If an advisor is considering an SBA loan for more than $350K and has 25% or more equity in their home then getting a HELOC in place can bring the equity available to under 25% and therefore avoid a junior lien being placed on their home by the SBA lender.

Myth: I won’t be able to get an acquisition loan for under $250K

This is true for conventional lenders (usually) and most SBA lenders lending to wealth management advisors will also have a minimum loan amount requirement, usually at or around $250,000. However, we can get qualified SBA acquisition loans for as low as $100,000 because we essentially press our lenders into doing them. If an advisor is trying to build their business with a series of smaller partial client acquisitions, we can usually help.
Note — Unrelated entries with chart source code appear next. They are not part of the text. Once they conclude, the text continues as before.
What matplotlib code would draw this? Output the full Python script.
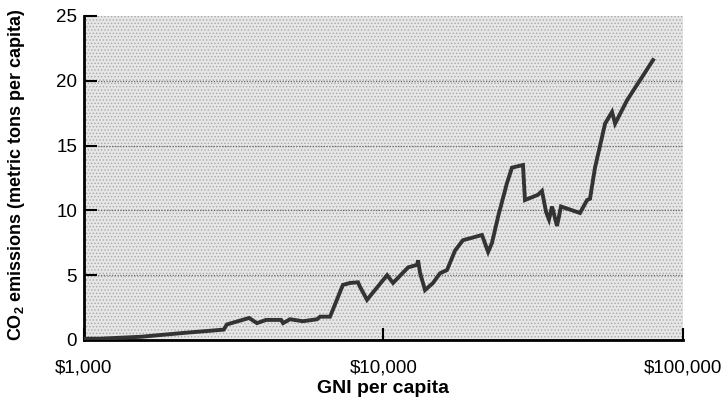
import numpy as np
from matplotlib import pyplot as plt
import matplotlib
from matplotlib.patches import Rectangle

plt.rcParams['font.family'] = ['Liberation Sans', 'DejaVu Sans']
plt.rcParams['mathtext.fontset'] = 'custom'
plt.rcParams['mathtext.rm'] = 'Liberation Sans'
plt.rcParams['mathtext.bf'] = 'Liberation Sans:bold'
plt.rcParams['hatch.linewidth'] = 0.6

# GNI per capita (US$) and CO2 emissions (metric tons per capita)
gni = [1000, 1130, 1550, 2160, 2930, 3000, 3560, 3780, 4050, 4550, 4620, 4870,
       5380, 6000, 6140, 6630, 7320, 7730, 8220, 8350, 8810, 10280, 10760,
       12080, 12950, 13040, 13240, 13760, 14630, 15450, 16300, 17330, 18420,
       21320, 22350, 23030, 24120, 25830, 26850, 29220, 29670, 32780, 33810,
       34880, 35690, 36530, 37960, 39140, 45290, 47830, 48920, 50840, 54930,
       57940, 59330, 65030, 79430]
co2 = [0.1, 0.1, 0.25, 0.55, 0.8, 1.2, 1.7, 1.3, 1.55, 1.55, 1.3, 1.6,
       1.45, 1.6, 1.8, 1.8, 4.25, 4.4, 4.45, 4.1, 3.1, 5.0, 4.4,
       5.6, 5.8, 6.15, 5.2, 3.85, 4.4, 5.15, 5.4, 6.9, 7.7,
       8.1, 6.8, 7.5, 9.5, 12.1, 13.3, 13.5, 10.8, 11.2, 11.5,
       9.9, 9.3, 10.3, 8.8, 10.3, 9.8, 10.8, 10.9, 13.3, 16.7,
       17.6, 16.7, 18.5, 21.6]

xticks = [1000, 10000, 100000]
xticklabels = ["$1,000", "$10,000", "$100,000"]
yticks = [0, 5, 10, 15, 20, 25]

fig = plt.figure(figsize=(7.27, 4.05), dpi=100)
ax = fig.add_axes([0.1155, 0.1605, 0.8240, 0.8000])
ax.set_facecolor('#e6e6e6')

# stippled look of the background
ax.add_patch(Rectangle((0, 0), 1, 1, transform=ax.transAxes, facecolor='none',
                       edgecolor='#a8a8a8', hatch='.....', lw=0, zorder=0))

for yv in [5, 10, 15, 20]:
    ax.axhline(yv, color='#6a6a6a', lw=0.9, ls=(0, (1, 1.2)), zorder=1)

ax.plot(gni, co2, color='#333333', lw=2.8, solid_joinstyle='miter', zorder=3)

ax.set_xscale('log')
ax.set_xlim(1000, 100000)
ax.set_ylim(0, 25)
ax.set_xticks(xticks)
ax.set_xticklabels(xticklabels)
ax.xaxis.set_minor_locator(matplotlib.ticker.NullLocator())
ax.set_yticks(yticks)

for s in ['top', 'right']:
    ax.spines[s].set_visible(False)
for s in ['left', 'bottom']:
    ax.spines[s].set_linewidth(2)
    ax.spines[s].set_color('black')

ax.tick_params(axis='both', direction='in', length=9, width=1.5, labelsize=13.5, colors='black')
ax.tick_params(axis='x', pad=14)
ax.tick_params(axis='y', pad=5)

ax.set_xlabel("GNI per capita", fontsize=14, fontweight='bold')
ax.xaxis.set_label_coords(0.5, -0.125)
ax.set_ylabel(r"CO$_{\mathbf{2}}$ emissions (metric tons per capita)", fontsize=13, fontweight='bold')
ax.yaxis.set_label_coords(-0.095, 0.51)

fig.savefig("out.png", dpi=100)
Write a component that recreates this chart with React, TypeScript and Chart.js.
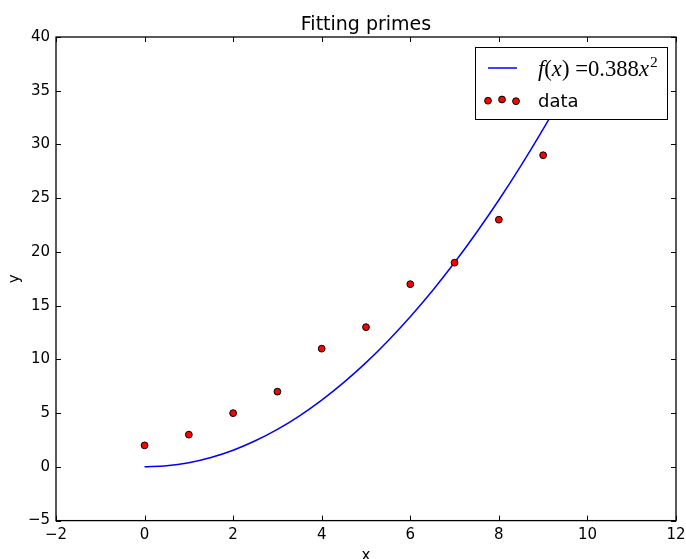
import React, { useEffect, useRef } from "react";
import { Chart, registerables } from "chart.js";

Chart.register(...registerables);

const titleText = "Fitting primes";
const xLabel = "x";
const yLabel = "y";
const dataLabel = "data";

const primeX = [0, 1, 2, 3, 4, 5, 6, 7, 8, 9];
const primeY = [2, 3, 5, 7, 11, 13, 17, 19, 23, 29];

const fitX = [0, 0.5, 1, 1.5, 2, 2.5, 3, 3.5, 4, 4.5, 5, 5.5, 6, 6.5, 7, 7.5, 8, 8.5, 9, 9.5, 10];
const fitY = [0, 0.1, 0.39, 0.87, 1.55, 2.43, 3.49, 4.75, 6.21, 7.86, 9.7, 11.74, 13.97, 16.39, 19.01, 21.83, 24.83, 28.03, 31.43, 35.02, 38.8];

const xMin = -2;
const xMax = 12;
const xStep = 2;
const yMin = -5;
const yMax = 40;
const yStep = 5;

const FONT = "'DejaVu Sans', sans-serif";
const MATH = "'Liberation Serif', 'DejaVu Serif', serif";

const fmt = (v: number) => String(v).replace("-", "\u2212");

const decorPlugin = {
  id: "decor",
  afterDatasetsDraw(chart: any) {
    const { ctx, chartArea: a, scales } = chart;
    const xs = scales.x;
    const ys = scales.y;
    ctx.save();
    // frame
    ctx.strokeStyle = "#000";
    ctx.lineWidth = 1.3;
    ctx.strokeRect(a.left, a.top, a.right - a.left, a.bottom - a.top);
    // inward ticks on all four sides
    ctx.lineWidth = 1;
    const tl = 5;
    ctx.beginPath();
    for (let v = xMin; v <= xMax; v += xStep) {
      const px = Math.round(xs.getPixelForValue(v)) + 0.5;
      ctx.moveTo(px, a.bottom);
      ctx.lineTo(px, a.bottom - tl);
      ctx.moveTo(px, a.top);
      ctx.lineTo(px, a.top + tl);
    }
    for (let v = yMin; v <= yMax; v += yStep) {
      const py = Math.round(ys.getPixelForValue(v)) + 0.5;
      ctx.moveTo(a.left, py);
      ctx.lineTo(a.left + tl, py);
      ctx.moveTo(a.right, py);
      ctx.lineTo(a.right - tl, py);
    }
    ctx.stroke();

    // title
    ctx.fillStyle = "#000";
    ctx.font = `19px ${FONT}`;
    ctx.textAlign = "center";
    ctx.textBaseline = "alphabetic";
    ctx.fillText(titleText, (a.left + a.right) / 2, 30);

    // axis labels
    ctx.font = `15px ${FONT}`;
    ctx.fillText(xLabel, (a.left + a.right) / 2, 560);
    ctx.save();
    ctx.translate(19, (a.top + a.bottom) / 2);
    ctx.rotate(-Math.PI / 2);
    ctx.fillText(yLabel, 0, 0);
    ctx.restore();

    // legend
    const lx = 475, ly = 47, lw = 192, lh = 72;
    ctx.fillStyle = "#fff";
    ctx.fillRect(lx, ly, lw, lh);
    ctx.strokeStyle = "#000";
    ctx.lineWidth = 1;
    ctx.strokeRect(lx + 0.5, ly + 0.5, lw, lh);

    ctx.strokeStyle = "#0000ff";
    ctx.lineWidth = 1.5;
    ctx.beginPath();
    ctx.moveTo(488, 68);
    ctx.lineTo(517, 68);
    ctx.stroke();

    // math text f(x) =0.388x^2
    const size = 19;
    const parts: [string, boolean][] = [
      ["f", true],
      ["(", false],
      ["x", true],
      [")", false],
      [" =", false],
      ["0.388", false],
      ["x", true],
    ];
    const supSize = 13;
    let total = 0;
    for (const [t, it] of parts) {
      ctx.font = `${it ? "italic " : ""}${size}px ${MATH}`;
      total += ctx.measureText(t).width;
    }
    ctx.font = `${supSize}px ${MATH}`;
    total += ctx.measureText("2").width + 1;
    const scale = 120 / total;
    const s = size * scale;
    let cx = 538;
    ctx.fillStyle = "#000";
    ctx.textAlign = "left";
    for (const [t, it] of parts) {
      ctx.font = `${it ? "italic " : ""}${s}px ${MATH}`;
      ctx.fillText(t, cx, 76);
      cx += ctx.measureText(t).width;
    }
    ctx.font = `${supSize * scale}px ${MATH}`;
    ctx.fillText("2", cx + 1, 67);

    // scatter legend markers
    const mk = [
      [488, 100.7],
      [502, 99.5],
      [516, 101.2],
    ];
    for (const [mx, my] of mk) {
      ctx.beginPath();
      ctx.arc(mx, my, 3.4, 0, Math.PI * 2);
      ctx.fillStyle = "#ff0000";
      ctx.fill();
      ctx.strokeStyle = "#000";
      ctx.lineWidth = 1;
      ctx.stroke();
    }
    ctx.fillStyle = "#000";
    ctx.font = `18px ${FONT}`;
    ctx.fillText(dataLabel, 538, 107);
    ctx.restore();
  },
};

export default function App() {
  const ref = useRef<HTMLCanvasElement | null>(null);
  useEffect(() => {
    document.body.style.margin = "0";
    const canvas = ref.current!;
    const chart = new Chart(canvas, {
      type: "scatter",
      data: {
        datasets: [
          {
            type: "line",
            label: "fit",
            data: fitX.map((x, i) => ({ x, y: fitY[i] })),
            borderColor: "#0000ff",
            borderWidth: 1.5,
            pointRadius: 0,
            fill: false,
            cubicInterpolationMode: "monotone",
            order: 2,
          } as any,
          {
            label: dataLabel,
            data: primeX.map((x, i) => ({ x, y: primeY[i] })),
            backgroundColor: "#ff0000",
            borderColor: "#000000",
            borderWidth: 1,
            pointRadius: 3.4,
            order: 1,
          },
        ],
      },
      options: {
        responsive: false,
        animation: false,
        layout: { padding: { top: 37, right: 10, left: 0, bottom: 0 } },
        plugins: {
          legend: { display: false },
          title: { display: false },
          tooltip: { enabled: false },
        },
        scales: {
          x: {
            type: "linear",
            min: xMin,
            max: xMax,
            grid: { display: false, drawTicks: false },
            border: { display: false },
            ticks: {
              stepSize: xStep,
              color: "#000",
              font: { family: FONT, size: 15 },
              padding: 6,
              maxRotation: 0,
              callback: (v: any) => fmt(Number(v)),
            },
            afterFit: (sc: any) => {
              sc.height = 38.4;
              sc.paddingLeft = 0;
              sc.paddingRight = 0;
            },
          },
          y: {
            type: "linear",
            min: yMin,
            max: yMax,
            grid: { display: false, drawTicks: false },
            border: { display: false },
            ticks: {
              stepSize: yStep,
              color: "#000",
              font: { family: FONT, size: 15 },
              padding: 6,
              callback: (v: any) => fmt(Number(v)),
            },
            afterFit: (sc: any) => {
              sc.width = 56;
              sc.paddingTop = 0;
              sc.paddingBottom = 0;
            },
          },
        },
      },
      plugins: [decorPlugin],
    });
    return () => chart.destroy();
  }, []);
  return (
    <div style={{ position: "absolute", left: 0, top: 0, width: 686, height: 559 }}>
      <canvas ref={ref} width={686} height={559} style={{ display: "block" }} />
    </div>
  );
}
Myth: The borrower receives the acquisition funds from the bank and then pays out the seller

For both conventional and SBA lenders, the funds due to the seller are wired directly to the seller at closing. Any amount initially withheld from the seller for a clawback provision is held in escrow by either the lender or wired directly into a third-party escrow. Lenders will not wire these funds to the borrower to for the buyer/borrower to then pay the seller. The only funds that would go directly to the borrower is any working capital that was included in the acquisition loan. 

Myth: The acquisition loan needs to be a different loan than the office building I’m also purchasing

The SBA 7(a) program allows for acquisition loans to be combined with the loan to purchase owner occupied (51%) commercial real estate like an office building/condo. The big advantage here is that the term of the entire loan (including the acquisition portion) can extend beyond the normal 10 year term. 

If the real estate portion is at least 50% of the loan amount then the loan term can go out to 25 years. If the real estate portion is less than 50% the combined loan can extend out from 10 to 17 years. While there are no pre-payment penalties for standard SBA 7(a) ten year term loans, when terms extend to 15 years or more, there is a 5/3/1 prepayment penalty (5% year 1, 3% year 2, 1% year 3).